■ **SHORT TASK**
Locate the lines that hold the string "matplotlib". Copy every such line.

■ **RECORDS FOR THIS TASK**
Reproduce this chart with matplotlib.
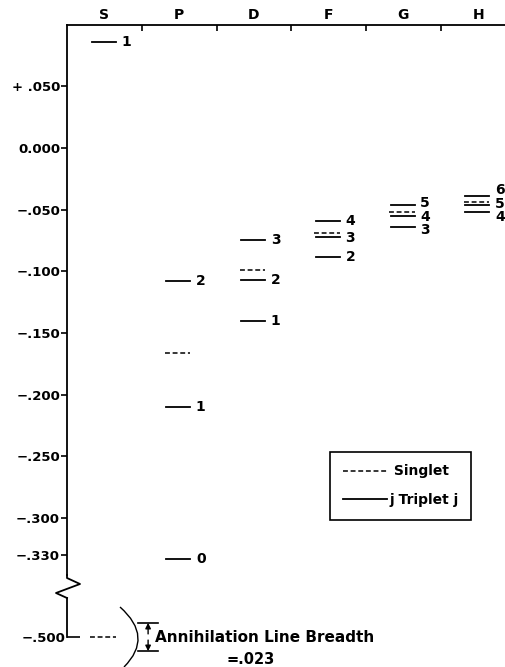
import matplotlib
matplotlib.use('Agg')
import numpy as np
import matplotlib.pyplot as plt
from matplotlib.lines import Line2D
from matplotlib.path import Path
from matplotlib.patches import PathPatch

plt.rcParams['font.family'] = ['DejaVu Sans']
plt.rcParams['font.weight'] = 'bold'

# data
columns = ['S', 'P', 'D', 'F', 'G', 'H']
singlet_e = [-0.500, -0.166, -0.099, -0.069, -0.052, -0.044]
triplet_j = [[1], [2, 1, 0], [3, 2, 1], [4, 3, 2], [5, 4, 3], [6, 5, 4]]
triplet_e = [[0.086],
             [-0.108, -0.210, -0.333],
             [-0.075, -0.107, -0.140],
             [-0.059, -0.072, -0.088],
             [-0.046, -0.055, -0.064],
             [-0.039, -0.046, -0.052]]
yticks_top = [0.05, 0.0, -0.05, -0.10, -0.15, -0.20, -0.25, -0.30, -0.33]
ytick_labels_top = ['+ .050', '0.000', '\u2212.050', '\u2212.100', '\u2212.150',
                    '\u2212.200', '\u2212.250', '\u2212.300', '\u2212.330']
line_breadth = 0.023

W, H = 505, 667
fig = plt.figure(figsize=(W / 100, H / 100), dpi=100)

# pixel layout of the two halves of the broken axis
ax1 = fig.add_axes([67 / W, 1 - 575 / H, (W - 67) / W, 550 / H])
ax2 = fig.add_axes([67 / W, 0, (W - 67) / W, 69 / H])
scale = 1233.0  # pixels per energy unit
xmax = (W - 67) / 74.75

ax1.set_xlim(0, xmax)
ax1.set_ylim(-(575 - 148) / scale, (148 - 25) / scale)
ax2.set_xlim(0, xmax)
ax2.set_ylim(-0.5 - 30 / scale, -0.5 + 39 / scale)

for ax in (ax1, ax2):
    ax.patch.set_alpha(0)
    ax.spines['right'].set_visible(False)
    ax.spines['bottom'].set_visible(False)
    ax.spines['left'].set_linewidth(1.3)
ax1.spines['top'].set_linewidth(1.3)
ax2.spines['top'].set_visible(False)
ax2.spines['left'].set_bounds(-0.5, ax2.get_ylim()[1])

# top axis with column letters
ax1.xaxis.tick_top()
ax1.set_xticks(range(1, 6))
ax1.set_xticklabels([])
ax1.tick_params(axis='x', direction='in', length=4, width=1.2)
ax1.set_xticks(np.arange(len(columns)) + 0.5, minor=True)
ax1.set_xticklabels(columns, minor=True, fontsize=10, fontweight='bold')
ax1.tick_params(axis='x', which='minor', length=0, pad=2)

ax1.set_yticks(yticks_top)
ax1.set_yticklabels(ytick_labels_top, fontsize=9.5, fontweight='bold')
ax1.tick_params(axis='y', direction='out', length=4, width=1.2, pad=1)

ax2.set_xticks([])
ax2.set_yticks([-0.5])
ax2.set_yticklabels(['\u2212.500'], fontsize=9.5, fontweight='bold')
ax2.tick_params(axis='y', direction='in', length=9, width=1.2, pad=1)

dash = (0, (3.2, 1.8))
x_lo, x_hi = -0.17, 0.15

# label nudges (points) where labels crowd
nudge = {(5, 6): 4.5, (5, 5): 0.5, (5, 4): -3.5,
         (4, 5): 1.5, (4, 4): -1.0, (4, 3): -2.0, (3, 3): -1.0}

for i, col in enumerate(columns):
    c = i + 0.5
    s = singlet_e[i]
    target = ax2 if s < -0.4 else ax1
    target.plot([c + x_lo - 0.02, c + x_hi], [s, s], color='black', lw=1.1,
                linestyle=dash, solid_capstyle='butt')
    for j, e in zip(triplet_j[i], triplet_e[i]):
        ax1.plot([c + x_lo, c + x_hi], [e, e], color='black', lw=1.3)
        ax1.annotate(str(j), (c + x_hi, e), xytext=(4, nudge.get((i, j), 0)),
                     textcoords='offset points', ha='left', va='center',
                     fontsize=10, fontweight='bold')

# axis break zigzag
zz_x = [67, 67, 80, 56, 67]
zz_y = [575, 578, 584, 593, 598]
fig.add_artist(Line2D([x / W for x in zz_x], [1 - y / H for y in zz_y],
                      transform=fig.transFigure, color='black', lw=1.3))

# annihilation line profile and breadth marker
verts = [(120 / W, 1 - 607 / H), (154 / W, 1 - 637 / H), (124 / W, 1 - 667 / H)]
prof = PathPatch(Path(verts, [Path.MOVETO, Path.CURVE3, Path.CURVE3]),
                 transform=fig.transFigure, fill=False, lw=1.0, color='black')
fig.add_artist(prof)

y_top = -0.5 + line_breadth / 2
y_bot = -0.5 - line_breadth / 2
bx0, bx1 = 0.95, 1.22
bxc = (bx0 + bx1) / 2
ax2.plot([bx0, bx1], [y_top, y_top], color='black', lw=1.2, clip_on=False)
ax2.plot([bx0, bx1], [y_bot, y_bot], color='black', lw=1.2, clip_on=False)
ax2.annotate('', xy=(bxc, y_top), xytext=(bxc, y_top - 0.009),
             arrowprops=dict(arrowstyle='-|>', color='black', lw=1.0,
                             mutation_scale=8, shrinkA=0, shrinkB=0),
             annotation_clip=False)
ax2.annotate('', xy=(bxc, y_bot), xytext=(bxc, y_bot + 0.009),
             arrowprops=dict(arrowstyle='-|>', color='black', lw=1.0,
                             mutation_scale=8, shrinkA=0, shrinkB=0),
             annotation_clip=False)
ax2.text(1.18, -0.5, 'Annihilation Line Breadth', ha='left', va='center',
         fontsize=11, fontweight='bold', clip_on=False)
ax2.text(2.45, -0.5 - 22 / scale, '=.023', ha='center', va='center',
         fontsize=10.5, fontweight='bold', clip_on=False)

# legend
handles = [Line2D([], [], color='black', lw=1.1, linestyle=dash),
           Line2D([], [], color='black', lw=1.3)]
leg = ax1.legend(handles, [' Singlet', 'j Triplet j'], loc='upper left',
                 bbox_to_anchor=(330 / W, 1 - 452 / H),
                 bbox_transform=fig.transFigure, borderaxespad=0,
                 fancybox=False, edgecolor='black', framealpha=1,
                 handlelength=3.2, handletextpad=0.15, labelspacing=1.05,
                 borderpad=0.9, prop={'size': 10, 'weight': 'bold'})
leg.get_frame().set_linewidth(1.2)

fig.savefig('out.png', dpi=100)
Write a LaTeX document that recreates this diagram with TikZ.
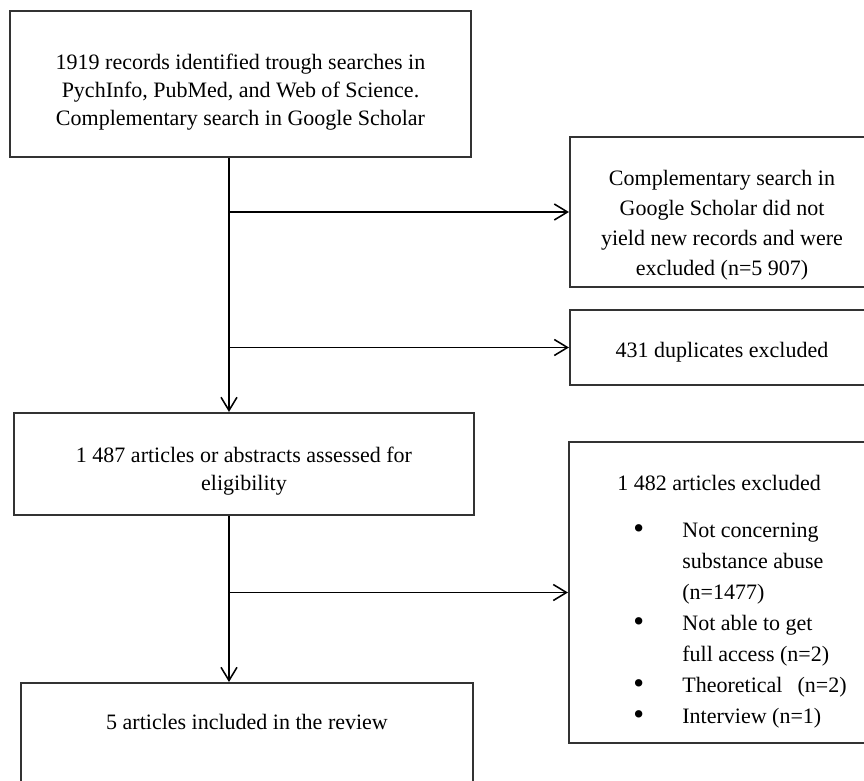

■ **SOLUTION TO THE EXERCISE**
Reproduce this chart with matplotlib.
import matplotlib
matplotlib.use('Agg')
import matplotlib.pyplot as plt
from matplotlib.lines import Line2D
from matplotlib.path import Path
from matplotlib.patches import PathPatch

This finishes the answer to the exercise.